Apparently, the Vary: Encoding header passed by Squid, in response to the browser requests, is used to make sure browsers receive only pages with encoding, if any, that they support. So, for example, Firefox would tell Squid that it accepts “gzip,deflate” as encoding methods, while Chrome was telling Squid it accepts “gzip,deflate,sdch”. Internet Explorer was only different from Firefox by a single space (“gzip, deflate”), but that was enough for Squid to cache and serve a completely separate object. I felt like this was a waste of resources. The “Big 3″ browsers all support gzip and deflate (among other things), so in order to further optimize performance (and hit rate), I decided to normalize the Accept-Encoding headers.
My first attempt was to do something on the Squid servers themselves. However, the “hdr_replace” function I looked into did not have any impact on how Squid actually handles those requests, so I could hdr_replace all day long and each browser would still see separate cache objects for each individual page.
The alternative was to use HAProxy, but it turns out this works well! After a bit of reading, I found the “reqirep” function that allows one to rewrite any header passed down through the back-end servers.

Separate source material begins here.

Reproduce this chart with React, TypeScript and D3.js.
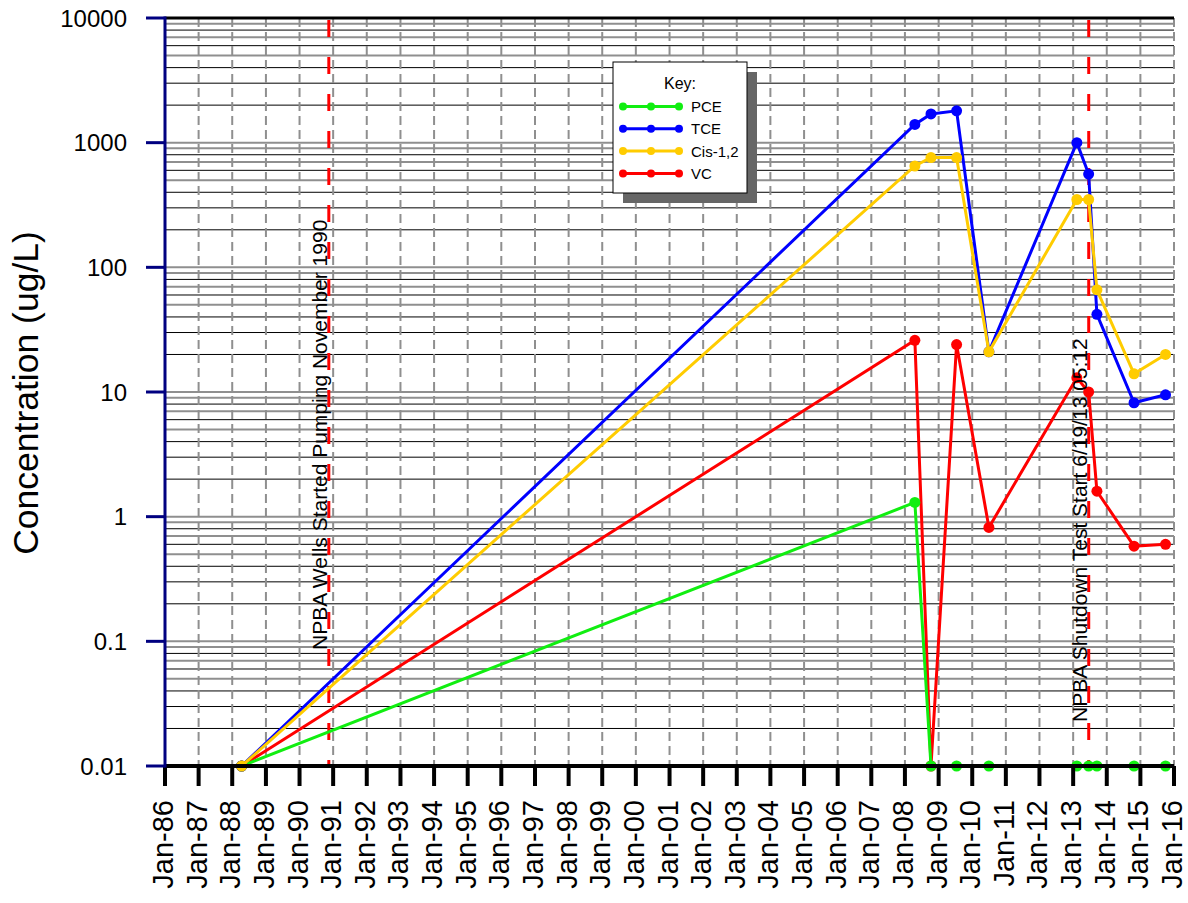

It uses regular expressions to do the deed, and after some testing/serverfaulting/luck I ended up adding the following command to the HAProxy backend configuration:
reqirep ^Accept-Encoding:\ gzip[,]*[\ ]*deflate.* Accept-Encoding:\ gzip,deflate
This regex will match for IE (gzip, deflate), Chrome (gzip,deflate,sdhc), and Firefox (gzip,deflate). It should also be noted that Googlebot uses the same header as Firefox. I didn’t bother looking into other browsers, as I was most concerned with the major browsers. If someone wants to contribute a better Regex to get the job done, let me know!
An additional reason normalized Accept-Encoding headers are good is that your cache will be primed much more quickly if everybody that visits your website are retrieving the same version of a page. Less work on your web server farm, database servers, and all that.
Speed is good. Good luck!